The RCM has welcomed the recommendations of an independent review into the rise in maternal deaths between 2009-10 in the capital, published by NHS London today.
The strategic health authority commissioned the report after 42 maternal deaths were recorded during that period, which was higher than the national mortality rate for the same period. In the first six months of 2010, the number of maternal deaths in London was the same as the whole of 2009. This trend has not continued over the past 12 months.
The Centre for Maternal and Child Enquiries review panel found that of the total deaths, 17 were directly related to complications from pregnancy, including haemorrhage, infection and pre-eclampsia, 23 were indirect and two were coincidental.
The review found that 70.6% of the direct deaths and 57.9% of the indirect deaths had avoidable factors. ‘This is broadly consistent with the national and international published literature but does indicate that there are opportunities for improvement,’ said the report.
It also highlighted the complexity of the cases seen by London maternity services. The majority of the women in the review (66%) were in the black and minority ethnic group, which previous research has shown has a five times higher maternal mortality rate than white ethnic groups. And just over half of the women in the review were born outside the UK, and are reported as having higher rates of complications during pregnancy.
Commenting on these findings, NHS London chief nurse Professor Trish Morris-Thompson, said: ‘Although we did not find one specific cause for these deaths, the report did confirm that London cares for many more women with underlying complex health conditions than anywhere else in the country. Also many of the deaths occurred in hard-to-reach groups who sometimes do not contact health services until late in pregnancy. This can add extra risk to mum and baby.’
She added: ‘It is vitally important that we learn from the deaths of these women. I am personally holding London’s NHS trusts and commissioners to account to make sure the improvements recommended in this report are put in place, and that women receive the care they deserve. This includes having more consultant obstetricians on labour wards and greater supervision to support junior midwives.’
Louise Silverton, RCM deputy general secretary, praised NHS London for taking action. ‘The report highlights the capacity pressures in London, the lack of one-to-one care and continuity of care and issues with picking up rarer pre-existing conditions.’

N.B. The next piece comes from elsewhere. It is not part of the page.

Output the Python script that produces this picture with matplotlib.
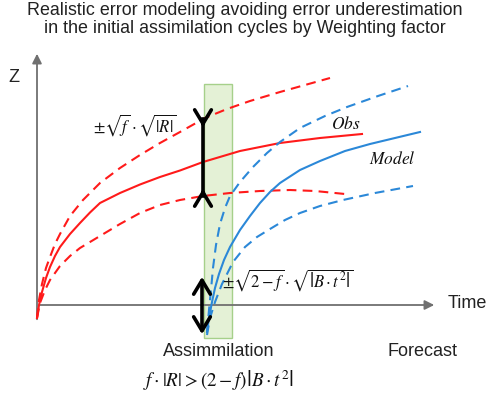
import matplotlib
matplotlib.use("Agg")
import matplotlib.pyplot as plt
from matplotlib.patches import Rectangle

plt.rcParams['mathtext.fontset'] = 'stix'
plt.rcParams['lines.scale_dashes'] = False

# Schematic curves (pixel-space reading of the reference)
obs_x = [37, 39, 42, 46, 50, 55, 60, 70, 80, 90, 100, 120, 140, 160, 180, 203, 240, 280, 320, 362]
obs_y = [318, 305, 292, 278, 267, 256, 247, 234, 223, 212.5, 203, 193, 184.5, 177, 170.5, 162, 151, 143, 138, 134]
obs_up_x = [37, 39, 42, 46, 50, 55, 60, 70, 83, 100, 120, 140, 160, 180, 205, 227, 250, 280, 305, 330]
obs_up_y = [318, 300, 284, 268, 257, 244, 234, 216, 200, 183, 168, 155, 143, 132, 118, 109, 101, 92, 85, 78]
obs_lo_x = [37, 40, 45, 50, 60, 70, 80, 100, 120, 140, 160, 180, 203, 230, 260, 290, 315, 345]
obs_lo_y = [318, 303, 290, 280, 266, 256, 248, 236, 224, 213, 205, 200, 196, 193, 191, 190, 191, 194]

mod_x = [207, 209, 212, 215, 219, 224, 230, 240, 250, 260, 270, 280, 300, 320, 345, 370, 395, 420]
mod_y = [332, 318, 302, 288, 274, 260, 247, 230, 216, 203, 192, 183, 170, 161, 151, 144, 138, 132]
mod_up_x = [207, 209, 211, 213, 216, 220, 225, 230, 240, 253, 267, 280, 300, 325, 347, 378, 408]
mod_up_y = [332, 310, 290, 268, 245, 224, 208, 196, 182, 167, 153, 142, 128, 116, 107, 96, 86]
mod_lo_x = [207, 210, 215, 222, 233, 245, 257, 270, 285, 300, 320, 343, 375, 413]
mod_lo_y = [335, 318, 302, 284, 262, 247, 237, 229, 220, 213, 206, 200, 193, 186]

RED = '#ff1a1a'
BLUE = '#2b88d8'

fig = plt.figure(figsize=(4.9, 3.98), dpi=100)
ax = fig.add_axes([0, 0, 1, 1])
ax.set_xlim(0, 490)
ax.set_ylim(398, 0)
ax.axis('off')

# assimilation window
ax.add_patch(Rectangle((204, 84), 28, 254, facecolor='#e4f1d6', edgecolor='#a6d08a', lw=1.0, zorder=1))

# axes
ax.annotate('', xy=(37, 51), xytext=(37, 322),
            arrowprops=dict(arrowstyle='-|>', color='#707070', lw=1.3, mutation_scale=14), zorder=2)
ax.annotate('', xy=(437, 305), xytext=(37, 305),
            arrowprops=dict(arrowstyle='-|>', color='#707070', lw=1.3, mutation_scale=14), zorder=2)

ds = (7, 4.5)
ax.plot(obs_x, obs_y, color=RED, lw=1.5, zorder=3, solid_joinstyle='round')
ax.plot(obs_up_x, obs_up_y, color=RED, lw=1.5, dashes=ds, zorder=3)
ax.plot(obs_lo_x, obs_lo_y, color=RED, lw=1.5, dashes=ds, zorder=3)
ax.plot(mod_x, mod_y, color=BLUE, lw=1.5, zorder=3, solid_joinstyle='round')
ax.plot(mod_up_x, mod_up_y, color=BLUE, lw=1.5, dashes=ds, zorder=3)
ax.plot(mod_lo_x, mod_lo_y, color=BLUE, lw=1.5, dashes=ds, zorder=3)

# inward arrow (observation error)
head = '->,head_length=0.5,head_width=0.3'
ax.plot([203, 203], [119, 196], color='black', lw=2.6, zorder=5)
ax.annotate('', xy=(203, 130), xytext=(203, 118),
            arrowprops=dict(arrowstyle=head, color='black', lw=2.6, mutation_scale=20), zorder=5)
ax.annotate('', xy=(203, 186), xytext=(203, 198),
            arrowprops=dict(arrowstyle=head, color='black', lw=2.6, mutation_scale=20), zorder=5)
# outward arrow (model error)
ax.annotate('', xy=(202, 274), xytext=(202, 337),
            arrowprops=dict(arrowstyle='<->,head_length=0.5,head_width=0.3', color='black', lw=2.6,
                            mutation_scale=20), zorder=5)

# texts
ax.text(245, 2, 'Realistic error modeling avoiding error underestimation\nin the initial assimilation cycles by Weighting factor',
        ha='center', va='top', fontsize=12.9, family='Liberation Sans', color='#222222', linespacing=1.1)
ax.text(14, 77, 'Z', ha='center', va='center', fontsize=13, family='Liberation Sans', color='#222222')
ax.text(448, 303, 'Time', ha='left', va='center', fontsize=13, family='Liberation Sans', color='#222222')
ax.text(219, 352, 'Assimmilation', ha='center', va='center', fontsize=13, family='Liberation Sans', color='#222222')
ax.text(422, 352, 'Forecast', ha='center', va='center', fontsize=13, family='Liberation Sans', color='#222222')

ax.text(93, 125, r'$\pm\sqrt{f}\cdot\sqrt{\left|R\right|}$', ha='left', va='center', fontsize=12, color='#111111')
ax.text(222, 280, r'$\pm\sqrt{2-f}\cdot\sqrt{\left|B\cdot t^{2}\right|}$', ha='left', va='center', fontsize=12, color='#111111')
ax.text(143, 381, r'$f\cdot\left|R\right|>\left(2-f\right)\left|B\cdot t^{2}\right|$', ha='left', va='center', fontsize=13.8, color='#111111')
ax.text(346, 124, r'$\mathit{Obs}$', ha='center', va='center', fontsize=12.5, color='#111111')
ax.text(392, 159, r'$\mathit{Model}$', ha='center', va='center', fontsize=12.5, color='#111111')

fig.savefig('out.png', dpi=100)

She urged midwives to read the report’s recommendations and pay attention to good risk assessment, knowing how to escalate appropriately and quickly and the importance of training in emergency response.
A review of maternal deaths in London January 2009-June 2010
makes three key recommendations for London’s maternity services:
• Maternity services should provide a ratio of one midwife to 30 births, as a minimum to give women more personal care
• Women should have 1:1 care during labour by a midwife
• The presence of consultant obstetricians on labour wards, as recommended by the royal colleges of midwives, obstetricians and gynaecologists, anaesthetists and paediatrics and child health, should be achieved to provide senior level of care for women with medical or obstetric complications.